Task details
Leave out the images and repeat the listing below without a single change.

* * * * *

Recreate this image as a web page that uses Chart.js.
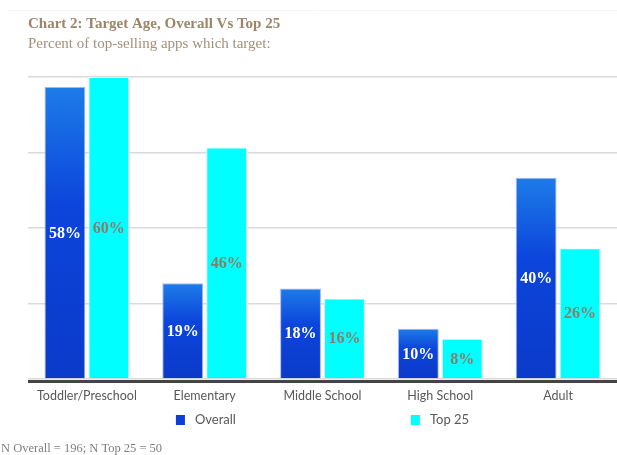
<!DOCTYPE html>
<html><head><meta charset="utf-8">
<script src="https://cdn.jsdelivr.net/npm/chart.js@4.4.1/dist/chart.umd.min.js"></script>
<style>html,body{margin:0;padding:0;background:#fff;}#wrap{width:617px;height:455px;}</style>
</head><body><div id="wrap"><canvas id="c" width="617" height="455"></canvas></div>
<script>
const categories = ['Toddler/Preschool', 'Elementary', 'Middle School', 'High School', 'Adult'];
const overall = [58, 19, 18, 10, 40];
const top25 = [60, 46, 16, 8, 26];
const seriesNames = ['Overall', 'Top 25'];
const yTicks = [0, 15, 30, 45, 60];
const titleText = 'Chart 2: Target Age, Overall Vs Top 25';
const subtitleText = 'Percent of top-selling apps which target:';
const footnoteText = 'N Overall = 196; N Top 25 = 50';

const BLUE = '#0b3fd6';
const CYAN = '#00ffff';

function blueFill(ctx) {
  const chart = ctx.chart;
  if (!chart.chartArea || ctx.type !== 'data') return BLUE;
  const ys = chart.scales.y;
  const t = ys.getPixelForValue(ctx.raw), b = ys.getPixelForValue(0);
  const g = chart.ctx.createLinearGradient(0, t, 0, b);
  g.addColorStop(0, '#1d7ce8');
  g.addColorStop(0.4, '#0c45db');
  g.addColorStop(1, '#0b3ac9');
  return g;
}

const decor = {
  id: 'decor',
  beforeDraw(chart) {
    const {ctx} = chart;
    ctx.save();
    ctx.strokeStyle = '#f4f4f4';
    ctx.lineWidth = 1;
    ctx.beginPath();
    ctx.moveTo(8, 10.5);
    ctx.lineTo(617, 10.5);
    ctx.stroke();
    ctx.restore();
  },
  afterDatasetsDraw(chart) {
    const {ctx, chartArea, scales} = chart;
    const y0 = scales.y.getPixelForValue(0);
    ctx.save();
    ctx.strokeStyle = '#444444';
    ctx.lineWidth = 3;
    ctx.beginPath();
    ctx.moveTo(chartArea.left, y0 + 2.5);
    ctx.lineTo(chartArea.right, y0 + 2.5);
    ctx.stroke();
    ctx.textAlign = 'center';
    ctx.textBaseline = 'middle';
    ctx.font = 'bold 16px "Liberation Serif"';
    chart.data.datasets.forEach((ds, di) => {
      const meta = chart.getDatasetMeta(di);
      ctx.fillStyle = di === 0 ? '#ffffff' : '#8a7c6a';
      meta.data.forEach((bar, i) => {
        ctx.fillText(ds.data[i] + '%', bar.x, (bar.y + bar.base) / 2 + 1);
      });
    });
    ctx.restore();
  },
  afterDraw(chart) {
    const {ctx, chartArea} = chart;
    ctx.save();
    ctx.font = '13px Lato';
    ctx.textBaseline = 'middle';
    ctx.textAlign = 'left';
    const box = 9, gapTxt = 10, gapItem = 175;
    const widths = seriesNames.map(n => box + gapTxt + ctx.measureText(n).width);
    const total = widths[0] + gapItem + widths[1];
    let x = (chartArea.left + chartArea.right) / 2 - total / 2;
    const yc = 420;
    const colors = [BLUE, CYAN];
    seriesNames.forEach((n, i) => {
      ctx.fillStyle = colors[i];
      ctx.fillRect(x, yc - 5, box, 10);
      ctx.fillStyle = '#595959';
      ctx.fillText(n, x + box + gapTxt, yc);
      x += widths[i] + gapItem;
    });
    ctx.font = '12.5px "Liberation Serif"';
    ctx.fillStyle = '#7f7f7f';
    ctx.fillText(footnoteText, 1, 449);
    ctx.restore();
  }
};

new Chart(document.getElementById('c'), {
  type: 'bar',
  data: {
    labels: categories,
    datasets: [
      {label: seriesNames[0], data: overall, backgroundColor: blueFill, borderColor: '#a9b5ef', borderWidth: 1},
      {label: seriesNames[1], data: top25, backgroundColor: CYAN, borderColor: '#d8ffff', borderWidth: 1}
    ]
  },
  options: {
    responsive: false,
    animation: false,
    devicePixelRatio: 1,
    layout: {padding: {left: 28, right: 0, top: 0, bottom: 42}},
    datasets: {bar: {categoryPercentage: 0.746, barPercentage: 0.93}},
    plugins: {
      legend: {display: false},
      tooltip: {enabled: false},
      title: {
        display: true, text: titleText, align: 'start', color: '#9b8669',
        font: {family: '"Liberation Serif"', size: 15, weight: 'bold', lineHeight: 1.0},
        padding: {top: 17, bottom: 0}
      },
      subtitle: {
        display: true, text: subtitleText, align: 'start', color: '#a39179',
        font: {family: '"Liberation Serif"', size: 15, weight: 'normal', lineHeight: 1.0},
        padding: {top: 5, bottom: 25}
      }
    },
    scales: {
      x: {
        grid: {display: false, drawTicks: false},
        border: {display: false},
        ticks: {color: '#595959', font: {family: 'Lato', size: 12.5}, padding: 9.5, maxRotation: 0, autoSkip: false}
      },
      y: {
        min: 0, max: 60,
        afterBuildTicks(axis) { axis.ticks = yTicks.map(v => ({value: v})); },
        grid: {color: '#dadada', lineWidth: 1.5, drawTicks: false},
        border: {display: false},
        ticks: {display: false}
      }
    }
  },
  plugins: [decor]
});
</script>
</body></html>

* * * * *

Written solution
Recreate this image as a web page that uses Chart.js.
<!DOCTYPE html>
<html><head><meta charset="utf-8">
<script src="https://cdn.jsdelivr.net/npm/chart.js@4.4.1/dist/chart.umd.min.js"></script>
<style>html,body{margin:0;padding:0;background:#fff;}#wrap{width:617px;height:455px;}</style>
</head><body><div id="wrap"><canvas id="c" width="617" height="455"></canvas></div>
<script>
const categories = ['Toddler/Preschool', 'Elementary', 'Middle School', 'High School', 'Adult'];
const overall = [58, 19, 18, 10, 40];
const top25 = [60, 46, 16, 8, 26];
const seriesNames = ['Overall', 'Top 25'];
const yTicks = [0, 15, 30, 45, 60];
const titleText = 'Chart 2: Target Age, Overall Vs Top 25';
const subtitleText = 'Percent of top-selling apps which target:';
const footnoteText = 'N Overall = 196; N Top 25 = 50';

const BLUE = '#0b3fd6';
const CYAN = '#00ffff';

function blueFill(ctx) {
  const chart = ctx.chart;
  if (!chart.chartArea || ctx.type !== 'data') return BLUE;
  const ys = chart.scales.y;
  const t = ys.getPixelForValue(ctx.raw), b = ys.getPixelForValue(0);
  const g = chart.ctx.createLinearGradient(0, t, 0, b);
  g.addColorStop(0, '#1d7ce8');
  g.addColorStop(0.4, '#0c45db');
  g.addColorStop(1, '#0b3ac9');
  return g;
}

const decor = {
  id: 'decor',
  beforeDraw(chart) {
    const {ctx} = chart;
    ctx.save();
    ctx.strokeStyle = '#f4f4f4';
    ctx.lineWidth = 1;
    ctx.beginPath();
    ctx.moveTo(8, 10.5);
    ctx.lineTo(617, 10.5);
    ctx.stroke();
    ctx.restore();
  },
  afterDatasetsDraw(chart) {
    const {ctx, chartArea, scales} = chart;
    const y0 = scales.y.getPixelForValue(0);
    ctx.save();
    ctx.strokeStyle = '#444444';
    ctx.lineWidth = 3;
    ctx.beginPath();
    ctx.moveTo(chartArea.left, y0 + 2.5);
    ctx.lineTo(chartArea.right, y0 + 2.5);
    ctx.stroke();
    ctx.textAlign = 'center';
    ctx.textBaseline = 'middle';
    ctx.font = 'bold 16px "Liberation Serif"';
    chart.data.datasets.forEach((ds, di) => {
      const meta = chart.getDatasetMeta(di);
      ctx.fillStyle = di === 0 ? '#ffffff' : '#8a7c6a';
      meta.data.forEach((bar, i) => {
        ctx.fillText(ds.data[i] + '%', bar.x, (bar.y + bar.base) / 2 + 1);
      });
    });
    ctx.restore();
  },
  afterDraw(chart) {
    const {ctx, chartArea} = chart;
    ctx.save();
    ctx.font = '13px Lato';
    ctx.textBaseline = 'middle';
    ctx.textAlign = 'left';
    const box = 9, gapTxt = 10, gapItem = 175;
    const widths = seriesNames.map(n => box + gapTxt + ctx.measureText(n).width);
    const total = widths[0] + gapItem + widths[1];
    let x = (chartArea.left + chartArea.right) / 2 - total / 2;
    const yc = 420;
    const colors = [BLUE, CYAN];
    seriesNames.forEach((n, i) => {
      ctx.fillStyle = colors[i];
      ctx.fillRect(x, yc - 5, box, 10);
      ctx.fillStyle = '#595959';
      ctx.fillText(n, x + box + gapTxt, yc);
      x += widths[i] + gapItem;
    });
    ctx.font = '12.5px "Liberation Serif"';
    ctx.fillStyle = '#7f7f7f';
    ctx.fillText(footnoteText, 1, 449);
    ctx.restore();
  }
};

new Chart(document.getElementById('c'), {
  type: 'bar',
  data: {
    labels: categories,
    datasets: [
      {label: seriesNames[0], data: overall, backgroundColor: blueFill, borderColor: '#a9b5ef', borderWidth: 1},
      {label: seriesNames[1], data: top25, backgroundColor: CYAN, borderColor: '#d8ffff', borderWidth: 1}
    ]
  },
  options: {
    responsive: false,
    animation: false,
    devicePixelRatio: 1,
    layout: {padding: {left: 28, right: 0, top: 0, bottom: 42}},
    datasets: {bar: {categoryPercentage: 0.746, barPercentage: 0.93}},
    plugins: {
      legend: {display: false},
      tooltip: {enabled: false},
      title: {
        display: true, text: titleText, align: 'start', color: '#9b8669',
        font: {family: '"Liberation Serif"', size: 15, weight: 'bold', lineHeight: 1.0},
        padding: {top: 17, bottom: 0}
      },
      subtitle: {
        display: true, text: subtitleText, align: 'start', color: '#a39179',
        font: {family: '"Liberation Serif"', size: 15, weight: 'normal', lineHeight: 1.0},
        padding: {top: 5, bottom: 25}
      }
    },
    scales: {
      x: {
        grid: {display: false, drawTicks: false},
        border: {display: false},
        ticks: {color: '#595959', font: {family: 'Lato', size: 12.5}, padding: 9.5, maxRotation: 0, autoSkip: false}
      },
      y: {
        min: 0, max: 60,
        afterBuildTicks(axis) { axis.ticks = yTicks.map(v => ({value: v})); },
        grid: {color: '#dadada', lineWidth: 1.5, drawTicks: false},
        border: {display: false},
        ticks: {display: false}
      }
    }
  },
  plugins: [decor]
});
</script>
</body></html>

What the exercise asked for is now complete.